Recorded data:
______

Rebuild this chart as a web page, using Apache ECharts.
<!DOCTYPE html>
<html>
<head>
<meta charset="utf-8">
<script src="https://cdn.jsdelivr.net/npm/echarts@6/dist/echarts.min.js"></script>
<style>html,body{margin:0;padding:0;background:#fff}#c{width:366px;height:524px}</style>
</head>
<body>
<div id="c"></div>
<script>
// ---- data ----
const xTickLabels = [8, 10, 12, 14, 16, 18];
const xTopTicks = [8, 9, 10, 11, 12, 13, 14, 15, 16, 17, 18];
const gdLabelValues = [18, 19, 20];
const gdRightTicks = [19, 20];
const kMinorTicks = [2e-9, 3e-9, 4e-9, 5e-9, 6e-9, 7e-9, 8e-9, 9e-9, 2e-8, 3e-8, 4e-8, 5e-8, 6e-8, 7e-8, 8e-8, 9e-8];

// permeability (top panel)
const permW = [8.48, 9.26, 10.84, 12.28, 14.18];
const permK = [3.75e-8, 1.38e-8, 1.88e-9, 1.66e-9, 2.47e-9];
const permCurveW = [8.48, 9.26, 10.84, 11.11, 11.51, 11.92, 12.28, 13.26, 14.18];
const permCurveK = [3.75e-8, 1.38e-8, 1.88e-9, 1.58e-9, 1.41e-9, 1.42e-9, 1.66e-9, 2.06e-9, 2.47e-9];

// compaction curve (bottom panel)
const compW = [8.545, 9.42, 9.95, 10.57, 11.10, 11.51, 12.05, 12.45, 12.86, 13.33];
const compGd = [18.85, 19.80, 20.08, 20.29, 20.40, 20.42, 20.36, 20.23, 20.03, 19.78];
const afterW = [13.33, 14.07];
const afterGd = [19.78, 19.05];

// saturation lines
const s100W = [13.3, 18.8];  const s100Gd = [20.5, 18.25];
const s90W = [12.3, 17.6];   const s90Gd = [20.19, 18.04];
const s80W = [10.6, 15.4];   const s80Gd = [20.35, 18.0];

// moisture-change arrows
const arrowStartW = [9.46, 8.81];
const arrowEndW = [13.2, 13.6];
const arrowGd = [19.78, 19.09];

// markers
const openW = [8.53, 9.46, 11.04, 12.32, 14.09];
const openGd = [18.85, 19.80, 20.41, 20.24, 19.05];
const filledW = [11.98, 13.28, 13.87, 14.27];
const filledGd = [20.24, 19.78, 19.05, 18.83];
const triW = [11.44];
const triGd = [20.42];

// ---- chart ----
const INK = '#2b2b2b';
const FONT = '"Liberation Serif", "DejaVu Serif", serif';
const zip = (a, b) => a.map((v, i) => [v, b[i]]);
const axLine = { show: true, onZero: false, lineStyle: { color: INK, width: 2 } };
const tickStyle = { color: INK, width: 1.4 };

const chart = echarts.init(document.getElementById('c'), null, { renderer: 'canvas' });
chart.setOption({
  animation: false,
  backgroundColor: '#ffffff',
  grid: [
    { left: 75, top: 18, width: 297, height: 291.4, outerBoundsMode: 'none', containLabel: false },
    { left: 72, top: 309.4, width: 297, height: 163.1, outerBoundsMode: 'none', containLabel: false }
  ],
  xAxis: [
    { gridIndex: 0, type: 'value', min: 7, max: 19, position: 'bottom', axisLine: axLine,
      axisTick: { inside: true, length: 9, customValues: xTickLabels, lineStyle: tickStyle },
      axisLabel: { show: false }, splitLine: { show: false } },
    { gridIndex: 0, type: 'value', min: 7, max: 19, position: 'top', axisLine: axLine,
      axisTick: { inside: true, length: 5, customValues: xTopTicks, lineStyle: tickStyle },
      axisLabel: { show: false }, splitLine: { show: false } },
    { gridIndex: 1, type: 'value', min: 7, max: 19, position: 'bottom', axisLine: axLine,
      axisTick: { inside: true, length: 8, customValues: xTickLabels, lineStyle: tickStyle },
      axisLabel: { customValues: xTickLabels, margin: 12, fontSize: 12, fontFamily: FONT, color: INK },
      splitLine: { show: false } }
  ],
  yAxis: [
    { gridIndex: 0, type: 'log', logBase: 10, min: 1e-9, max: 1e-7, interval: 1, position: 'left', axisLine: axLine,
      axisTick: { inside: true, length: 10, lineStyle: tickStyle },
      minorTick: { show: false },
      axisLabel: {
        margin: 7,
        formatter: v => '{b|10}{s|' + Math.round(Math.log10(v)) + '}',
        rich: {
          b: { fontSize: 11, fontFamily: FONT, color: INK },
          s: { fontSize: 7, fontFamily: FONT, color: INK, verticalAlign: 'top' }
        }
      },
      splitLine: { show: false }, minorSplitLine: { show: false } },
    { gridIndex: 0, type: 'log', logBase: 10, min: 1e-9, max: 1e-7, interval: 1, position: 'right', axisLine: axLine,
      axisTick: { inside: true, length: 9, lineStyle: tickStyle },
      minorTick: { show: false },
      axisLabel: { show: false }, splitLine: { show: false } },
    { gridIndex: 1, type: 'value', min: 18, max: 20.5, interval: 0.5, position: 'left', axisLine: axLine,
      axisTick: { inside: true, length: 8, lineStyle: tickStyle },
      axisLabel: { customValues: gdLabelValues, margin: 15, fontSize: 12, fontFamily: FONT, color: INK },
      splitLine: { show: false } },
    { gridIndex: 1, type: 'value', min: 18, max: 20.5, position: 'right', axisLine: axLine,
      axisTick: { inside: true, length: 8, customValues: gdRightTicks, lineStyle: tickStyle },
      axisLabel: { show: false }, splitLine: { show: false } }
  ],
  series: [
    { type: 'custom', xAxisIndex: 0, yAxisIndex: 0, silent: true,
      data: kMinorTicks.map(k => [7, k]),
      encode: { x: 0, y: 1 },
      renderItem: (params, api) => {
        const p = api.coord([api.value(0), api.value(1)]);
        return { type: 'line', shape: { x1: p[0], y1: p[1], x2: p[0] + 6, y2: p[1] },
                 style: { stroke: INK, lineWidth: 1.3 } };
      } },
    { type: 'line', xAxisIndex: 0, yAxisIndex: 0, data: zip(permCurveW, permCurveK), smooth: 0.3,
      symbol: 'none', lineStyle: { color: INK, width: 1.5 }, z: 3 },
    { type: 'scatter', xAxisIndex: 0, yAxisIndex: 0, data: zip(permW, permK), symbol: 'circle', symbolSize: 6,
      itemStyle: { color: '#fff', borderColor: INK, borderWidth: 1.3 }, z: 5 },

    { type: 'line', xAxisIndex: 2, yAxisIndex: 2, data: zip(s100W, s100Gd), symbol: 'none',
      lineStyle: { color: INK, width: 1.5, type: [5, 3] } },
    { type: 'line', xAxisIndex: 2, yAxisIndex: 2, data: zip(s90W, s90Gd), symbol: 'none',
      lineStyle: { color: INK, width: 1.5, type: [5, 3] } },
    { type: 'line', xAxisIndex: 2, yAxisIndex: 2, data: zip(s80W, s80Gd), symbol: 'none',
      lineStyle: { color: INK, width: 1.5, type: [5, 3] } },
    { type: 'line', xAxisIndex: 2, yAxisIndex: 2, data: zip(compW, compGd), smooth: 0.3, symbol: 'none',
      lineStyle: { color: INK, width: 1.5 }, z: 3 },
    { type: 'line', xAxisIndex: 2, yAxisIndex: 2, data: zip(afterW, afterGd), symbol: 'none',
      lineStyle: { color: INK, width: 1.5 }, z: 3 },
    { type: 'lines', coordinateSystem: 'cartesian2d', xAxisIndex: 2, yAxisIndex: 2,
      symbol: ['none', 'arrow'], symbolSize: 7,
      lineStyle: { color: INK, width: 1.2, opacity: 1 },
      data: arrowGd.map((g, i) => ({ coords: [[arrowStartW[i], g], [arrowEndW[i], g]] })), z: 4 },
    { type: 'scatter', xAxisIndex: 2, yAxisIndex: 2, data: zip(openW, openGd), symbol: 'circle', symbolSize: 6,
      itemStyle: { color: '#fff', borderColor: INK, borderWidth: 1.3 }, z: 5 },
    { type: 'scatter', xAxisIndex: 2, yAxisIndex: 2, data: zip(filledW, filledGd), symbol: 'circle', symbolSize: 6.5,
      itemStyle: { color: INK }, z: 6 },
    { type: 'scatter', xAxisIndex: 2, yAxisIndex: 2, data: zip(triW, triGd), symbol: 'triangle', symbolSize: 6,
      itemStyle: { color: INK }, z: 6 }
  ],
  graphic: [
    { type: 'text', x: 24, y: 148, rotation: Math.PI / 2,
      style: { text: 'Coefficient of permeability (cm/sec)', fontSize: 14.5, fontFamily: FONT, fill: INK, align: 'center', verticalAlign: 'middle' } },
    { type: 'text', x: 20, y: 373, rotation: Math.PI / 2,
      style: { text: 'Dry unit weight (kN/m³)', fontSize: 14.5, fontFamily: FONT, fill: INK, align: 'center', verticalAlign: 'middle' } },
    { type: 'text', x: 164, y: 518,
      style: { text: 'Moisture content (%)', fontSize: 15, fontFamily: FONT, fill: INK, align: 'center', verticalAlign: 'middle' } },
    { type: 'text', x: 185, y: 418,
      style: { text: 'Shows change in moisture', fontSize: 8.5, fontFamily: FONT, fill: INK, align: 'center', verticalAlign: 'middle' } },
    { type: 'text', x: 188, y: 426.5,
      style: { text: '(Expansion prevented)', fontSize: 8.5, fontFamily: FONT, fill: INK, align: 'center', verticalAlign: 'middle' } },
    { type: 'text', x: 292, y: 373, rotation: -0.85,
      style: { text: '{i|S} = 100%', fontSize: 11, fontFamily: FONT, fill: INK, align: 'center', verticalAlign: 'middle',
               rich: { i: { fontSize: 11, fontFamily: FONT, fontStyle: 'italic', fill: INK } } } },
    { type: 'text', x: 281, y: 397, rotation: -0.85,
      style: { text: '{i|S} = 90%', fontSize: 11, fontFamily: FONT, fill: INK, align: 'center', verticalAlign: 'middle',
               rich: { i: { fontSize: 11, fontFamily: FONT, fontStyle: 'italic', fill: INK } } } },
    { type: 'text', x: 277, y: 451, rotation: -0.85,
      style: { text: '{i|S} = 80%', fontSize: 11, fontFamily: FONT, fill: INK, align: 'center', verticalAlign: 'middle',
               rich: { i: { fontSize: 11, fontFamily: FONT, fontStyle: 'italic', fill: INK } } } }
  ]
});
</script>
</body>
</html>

______

Exercise prompt:
Please give an exact restatement of only the lines from the beginning of the material above to the line with "1.66e-9, 2.06e-9, 2.47e-9];", inclusive.

Task result:
Rebuild this chart as a web page, using Apache ECharts.
<!DOCTYPE html>
<html>
<head>
<meta charset="utf-8">
<script src="https://cdn.jsdelivr.net/npm/echarts@6/dist/echarts.min.js"></script>
<style>html,body{margin:0;padding:0;background:#fff}#c{width:366px;height:524px}</style>
</head>
<body>
<div id="c"></div>
<script>
// ---- data ----
const xTickLabels = [8, 10, 12, 14, 16, 18];
const xTopTicks = [8, 9, 10, 11, 12, 13, 14, 15, 16, 17, 18];
const gdLabelValues = [18, 19, 20];
const gdRightTicks = [19, 20];
const kMinorTicks = [2e-9, 3e-9, 4e-9, 5e-9, 6e-9, 7e-9, 8e-9, 9e-9, 2e-8, 3e-8, 4e-8, 5e-8, 6e-8, 7e-8, 8e-8, 9e-8];

// permeability (top panel)
const permW = [8.48, 9.26, 10.84, 12.28, 14.18];
const permK = [3.75e-8, 1.38e-8, 1.88e-9, 1.66e-9, 2.47e-9];
const permCurveW = [8.48, 9.26, 10.84, 11.11, 11.51, 11.92, 12.28, 13.26, 14.18];
const permCurveK = [3.75e-8, 1.38e-8, 1.88e-9, 1.58e-9, 1.41e-9, 1.42e-9, 1.66e-9, 2.06e-9, 2.47e-9];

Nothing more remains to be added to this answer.